*Given information*:
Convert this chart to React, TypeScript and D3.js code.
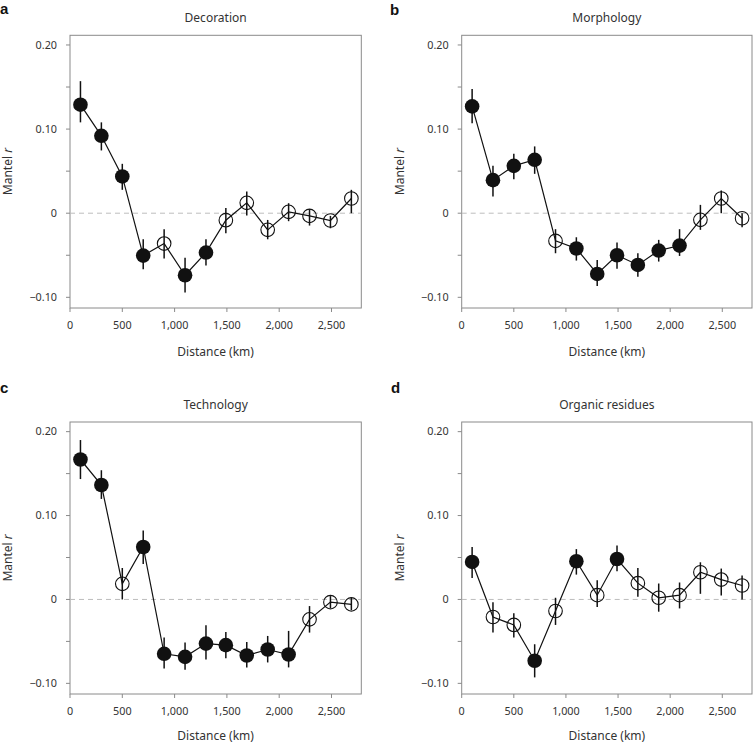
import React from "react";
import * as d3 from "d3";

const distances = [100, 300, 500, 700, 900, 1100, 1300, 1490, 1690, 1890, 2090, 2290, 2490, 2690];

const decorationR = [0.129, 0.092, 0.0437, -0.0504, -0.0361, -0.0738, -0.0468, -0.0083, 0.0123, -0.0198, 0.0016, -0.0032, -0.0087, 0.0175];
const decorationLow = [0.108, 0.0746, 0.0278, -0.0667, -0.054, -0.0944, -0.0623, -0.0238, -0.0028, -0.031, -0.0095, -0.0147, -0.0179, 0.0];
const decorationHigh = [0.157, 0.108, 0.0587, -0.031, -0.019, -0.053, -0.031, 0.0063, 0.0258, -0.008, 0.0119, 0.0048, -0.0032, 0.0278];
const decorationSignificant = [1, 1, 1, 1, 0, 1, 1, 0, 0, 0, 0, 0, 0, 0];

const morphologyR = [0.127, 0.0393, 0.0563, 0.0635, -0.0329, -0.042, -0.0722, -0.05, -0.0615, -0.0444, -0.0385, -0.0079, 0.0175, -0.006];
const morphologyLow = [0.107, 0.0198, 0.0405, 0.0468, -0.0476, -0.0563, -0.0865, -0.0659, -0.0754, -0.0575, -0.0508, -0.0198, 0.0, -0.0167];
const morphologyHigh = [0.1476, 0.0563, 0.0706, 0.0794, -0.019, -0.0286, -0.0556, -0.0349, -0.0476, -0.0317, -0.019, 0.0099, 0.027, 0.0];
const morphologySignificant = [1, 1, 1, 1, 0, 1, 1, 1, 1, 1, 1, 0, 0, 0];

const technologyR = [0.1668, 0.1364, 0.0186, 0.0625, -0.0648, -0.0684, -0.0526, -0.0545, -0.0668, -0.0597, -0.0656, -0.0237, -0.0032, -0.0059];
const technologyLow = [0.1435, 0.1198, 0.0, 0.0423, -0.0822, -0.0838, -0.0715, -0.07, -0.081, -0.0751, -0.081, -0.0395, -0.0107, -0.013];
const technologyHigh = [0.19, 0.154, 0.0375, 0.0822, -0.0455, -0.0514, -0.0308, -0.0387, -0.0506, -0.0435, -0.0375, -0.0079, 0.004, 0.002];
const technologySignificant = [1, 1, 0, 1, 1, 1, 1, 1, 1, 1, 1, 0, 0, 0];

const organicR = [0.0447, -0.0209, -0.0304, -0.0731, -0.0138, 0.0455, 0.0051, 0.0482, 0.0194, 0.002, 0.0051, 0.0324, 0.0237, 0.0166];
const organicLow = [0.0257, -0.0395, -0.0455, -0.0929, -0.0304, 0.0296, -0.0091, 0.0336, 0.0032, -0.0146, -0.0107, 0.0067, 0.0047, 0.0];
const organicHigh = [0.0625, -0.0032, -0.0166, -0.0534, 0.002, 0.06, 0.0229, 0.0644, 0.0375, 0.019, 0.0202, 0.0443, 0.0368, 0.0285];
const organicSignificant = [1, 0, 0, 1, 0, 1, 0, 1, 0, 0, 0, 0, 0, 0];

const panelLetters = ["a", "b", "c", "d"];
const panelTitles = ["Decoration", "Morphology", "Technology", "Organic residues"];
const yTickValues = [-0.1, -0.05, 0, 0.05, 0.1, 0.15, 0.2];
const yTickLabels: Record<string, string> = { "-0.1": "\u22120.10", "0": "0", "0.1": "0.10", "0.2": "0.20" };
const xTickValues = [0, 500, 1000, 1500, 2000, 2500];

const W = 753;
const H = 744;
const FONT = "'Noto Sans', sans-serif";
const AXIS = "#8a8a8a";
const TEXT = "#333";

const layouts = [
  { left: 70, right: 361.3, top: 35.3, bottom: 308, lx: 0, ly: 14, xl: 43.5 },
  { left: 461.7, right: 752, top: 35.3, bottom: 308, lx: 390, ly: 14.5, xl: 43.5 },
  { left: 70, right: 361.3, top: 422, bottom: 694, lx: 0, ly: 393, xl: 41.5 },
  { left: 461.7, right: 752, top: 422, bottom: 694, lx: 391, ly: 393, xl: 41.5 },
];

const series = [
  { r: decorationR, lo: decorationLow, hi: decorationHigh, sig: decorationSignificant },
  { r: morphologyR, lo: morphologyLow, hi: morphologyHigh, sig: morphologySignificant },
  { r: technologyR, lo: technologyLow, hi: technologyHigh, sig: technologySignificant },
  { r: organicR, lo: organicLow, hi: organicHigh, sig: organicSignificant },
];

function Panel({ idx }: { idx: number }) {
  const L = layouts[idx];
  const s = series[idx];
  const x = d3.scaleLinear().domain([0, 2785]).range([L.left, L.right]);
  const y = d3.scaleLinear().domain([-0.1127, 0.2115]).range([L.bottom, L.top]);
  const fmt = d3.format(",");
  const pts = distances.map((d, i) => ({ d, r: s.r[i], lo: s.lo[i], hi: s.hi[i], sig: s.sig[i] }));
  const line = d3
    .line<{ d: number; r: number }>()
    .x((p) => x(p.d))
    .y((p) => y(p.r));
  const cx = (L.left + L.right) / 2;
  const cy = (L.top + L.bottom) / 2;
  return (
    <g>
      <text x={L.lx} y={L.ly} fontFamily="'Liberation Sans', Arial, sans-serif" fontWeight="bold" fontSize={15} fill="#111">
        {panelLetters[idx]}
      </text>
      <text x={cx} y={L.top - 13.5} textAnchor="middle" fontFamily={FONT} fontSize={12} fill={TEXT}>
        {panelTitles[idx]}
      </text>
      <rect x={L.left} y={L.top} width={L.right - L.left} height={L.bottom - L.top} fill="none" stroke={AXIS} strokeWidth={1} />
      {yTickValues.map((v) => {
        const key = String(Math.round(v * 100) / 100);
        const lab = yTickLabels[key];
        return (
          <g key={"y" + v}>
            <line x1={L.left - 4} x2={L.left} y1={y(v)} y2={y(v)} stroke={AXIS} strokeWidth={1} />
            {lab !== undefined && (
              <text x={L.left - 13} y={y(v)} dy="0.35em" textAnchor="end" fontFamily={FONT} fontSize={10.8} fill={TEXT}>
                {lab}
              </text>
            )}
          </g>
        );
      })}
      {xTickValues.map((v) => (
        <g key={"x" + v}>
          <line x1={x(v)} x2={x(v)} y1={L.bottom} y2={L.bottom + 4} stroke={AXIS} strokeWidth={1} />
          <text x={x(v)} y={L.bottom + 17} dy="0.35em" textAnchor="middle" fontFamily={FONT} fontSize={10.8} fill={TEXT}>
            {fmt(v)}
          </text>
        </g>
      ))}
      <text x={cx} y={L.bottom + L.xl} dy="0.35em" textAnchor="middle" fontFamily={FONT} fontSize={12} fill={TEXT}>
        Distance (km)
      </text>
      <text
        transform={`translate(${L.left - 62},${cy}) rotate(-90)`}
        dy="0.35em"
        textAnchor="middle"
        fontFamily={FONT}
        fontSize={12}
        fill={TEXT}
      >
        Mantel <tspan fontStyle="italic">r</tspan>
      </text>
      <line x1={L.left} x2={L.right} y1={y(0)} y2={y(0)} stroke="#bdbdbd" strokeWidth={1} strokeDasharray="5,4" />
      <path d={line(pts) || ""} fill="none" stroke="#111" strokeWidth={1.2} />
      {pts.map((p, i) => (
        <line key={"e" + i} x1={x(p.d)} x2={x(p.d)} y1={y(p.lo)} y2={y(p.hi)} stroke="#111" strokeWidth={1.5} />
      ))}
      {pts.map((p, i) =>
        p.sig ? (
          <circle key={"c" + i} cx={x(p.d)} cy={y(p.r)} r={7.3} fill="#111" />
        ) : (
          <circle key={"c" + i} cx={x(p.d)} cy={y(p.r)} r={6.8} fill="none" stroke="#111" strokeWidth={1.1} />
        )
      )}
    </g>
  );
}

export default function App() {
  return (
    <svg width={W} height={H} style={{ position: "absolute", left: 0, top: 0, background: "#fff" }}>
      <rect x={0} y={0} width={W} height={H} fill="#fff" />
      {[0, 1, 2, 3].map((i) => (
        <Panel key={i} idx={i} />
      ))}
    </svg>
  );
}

*Short problem*:
Repeat, with no pictures, each line from the beginning of the data through the line containing "0, 0, 0, 0, 0, 0, 0];", inclusive.

*Correct output*:
Convert this chart to React, TypeScript and D3.js code.
import React from "react";
import * as d3 from "d3";

const distances = [100, 300, 500, 700, 900, 1100, 1300, 1490, 1690, 1890, 2090, 2290, 2490, 2690];

const decorationR = [0.129, 0.092, 0.0437, -0.0504, -0.0361, -0.0738, -0.0468, -0.0083, 0.0123, -0.0198, 0.0016, -0.0032, -0.0087, 0.0175];
const decorationLow = [0.108, 0.0746, 0.0278, -0.0667, -0.054, -0.0944, -0.0623, -0.0238, -0.0028, -0.031, -0.0095, -0.0147, -0.0179, 0.0];
const decorationHigh = [0.157, 0.108, 0.0587, -0.031, -0.019, -0.053, -0.031, 0.0063, 0.0258, -0.008, 0.0119, 0.0048, -0.0032, 0.0278];
const decorationSignificant = [1, 1, 1, 1, 0, 1, 1, 0, 0, 0, 0, 0, 0, 0];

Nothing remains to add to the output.